Ghosts whisper, curses kill, and exorcisms have to be paused for school. Head Over Heels opens with Park Seong-ah performing a spirit banishment ritual, only to be interrupted by her alarm clock. She bolts out of her shrine, late again. It’s not that she doesn’t care about school; she wants to go to college, but balancing exorcisms, fatigue, and teenage pressure isn’t exactly a winning formula.
When Bae Gyeon-woo shows up at her door, accompanied by his grandmother and a rapidly ticking death omen, Seong-ah doesn’t hesitate. Before anything else, she asks what he’d do if he saw someone crying alone, a question that, for her, means everything.
He passes. He’s beautiful. And the moment she sees him, something clicks. A vision told her she’d meet the love of her life upside down, and that he’d be doomed to die. When he turns up in her classroom the next day, everything aligns. Determined to change his fate, she throws herself into protecting him, no matter how awkward or inconvenient that gets. Even if it means fighting ghosts in the boys’ bathroom.
Head Over Heels: It’s silly, sharp, and already sincere
The setup is full of classic school drama fuel: bullies, snarky teachers, awkward rumors. But Head Over Heels plays it with just enough mischief to stay fun. It knows how to use cliché without falling into it. Yes, the hot new transfer student ends up in the same class. Yes, fate seems hilariously punctual. But there’s chemistry here, and Head Over Heels doesn’t rush it. It lets things land with a wink.
Seong-ah isn’t a brooding psychic or a tragic heroine. She’s loud, blunt, occasionally chaotic, and deeply capable. Her powers aren’t spooky; they’re work. Head Over Heels treats shamanism less like mysticism and more like part-time labor, and that makes her character feel lived-in, even when she's running around with talismans and spiritual errands. She wears a mask at school to keep her identity hidden, afraid of being mocked, dismissed, or worse. She’s used to keeping her distance. But when the boy marked for death turns out to be the one who makes her heart race, everything shifts.
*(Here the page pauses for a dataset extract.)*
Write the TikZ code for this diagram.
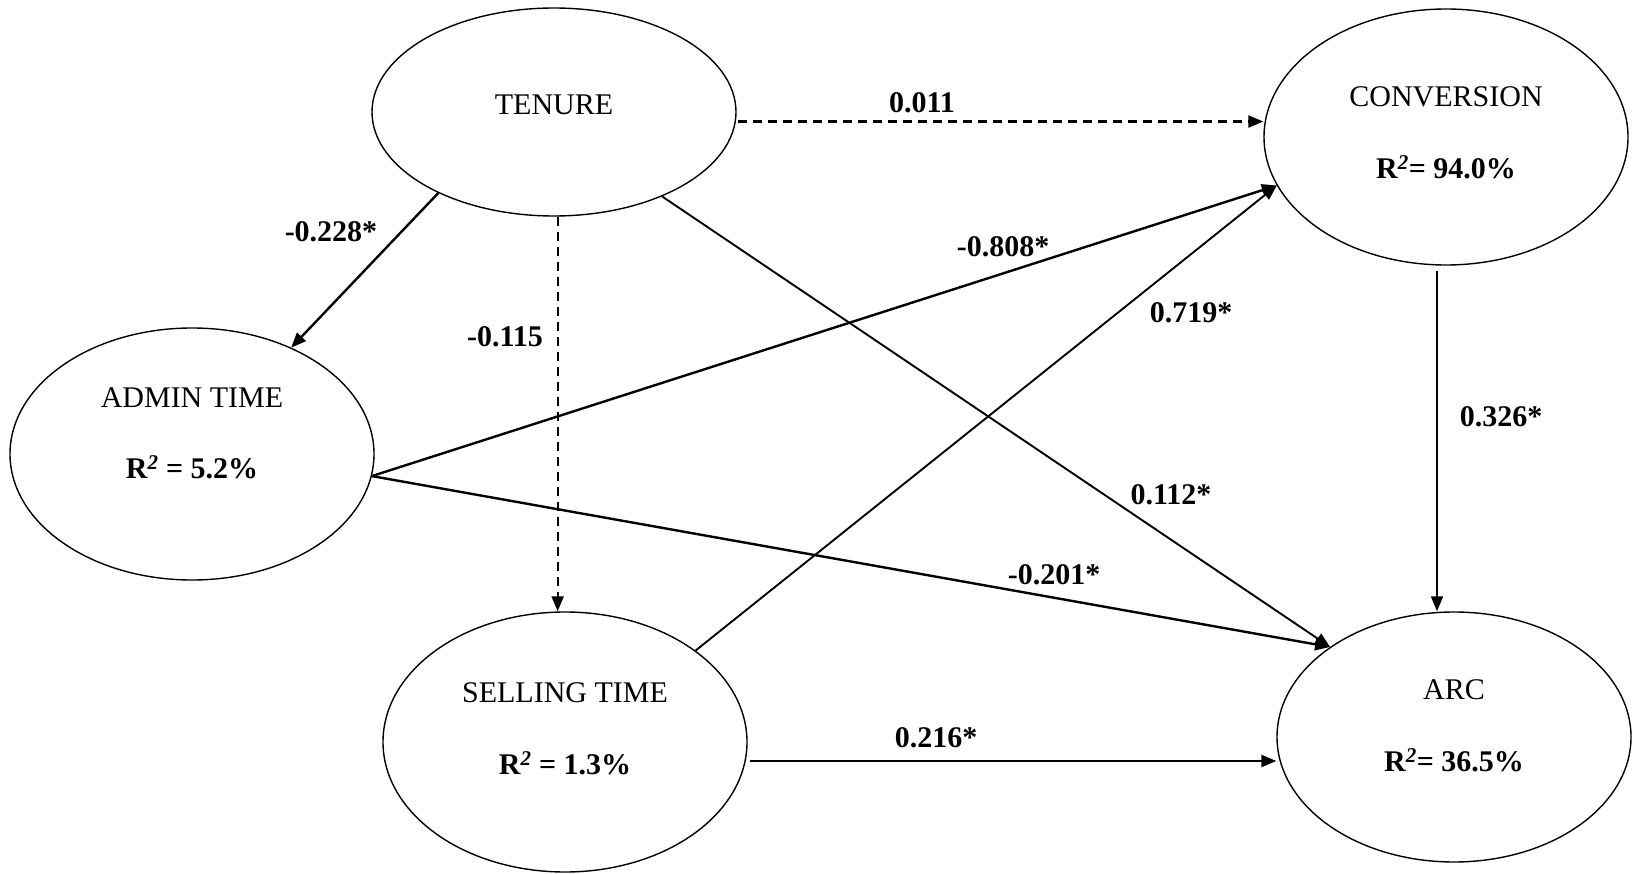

Comfort cave with a water ghost
There’s horror in Head Over Heels, yes, and it’s phenomenal. Head Over Heels plays with classic elements from Korean ghost films: the terrifying water spirit in the bathroom is pure nightmare fuel, conjuring images straight from Whispering Corridors, Ju-on or The Wailing. Wet hair, sloshing limbs, and eerie silence all work to create a properly chilling moment. But even with its nightmarish visuals, the show doesn’t spiral into dread. It holds the tension with a surprisingly light hand.
That’s part of what makes Seong-ah compelling. She doesn’t exorcise for shock or spectacle. She tries to guide spirits toward peace. Her rituals blend confrontation with compassion, and that emotional clarity adds unexpected depth. Head Over Heels isn’t just bright; it’s warm. Where shows like Oh My Ghost Clients deliver heavy social critique and emotional devastation, this series offers something gentler: a rom-com with spirits, curses, and second chances.
Head Over Heels is not guilty pleasure. It’s comfort cave drama. Silly but not cringy. Familiar but well-acted. Especially by Kim Yoo-jung, who brings Seong-ah to life with an expressive, slightly feral energy that balances comedy and sincerity. Her co-star still leans brooding for now, but it works. It’s only episode one, and it already feels like something worth holding onto.
Rating with a touch of flair: 5 out of 5 haunted hall passes.
Scary ghosts, sacred amulets, and a shaman who might just save her first love.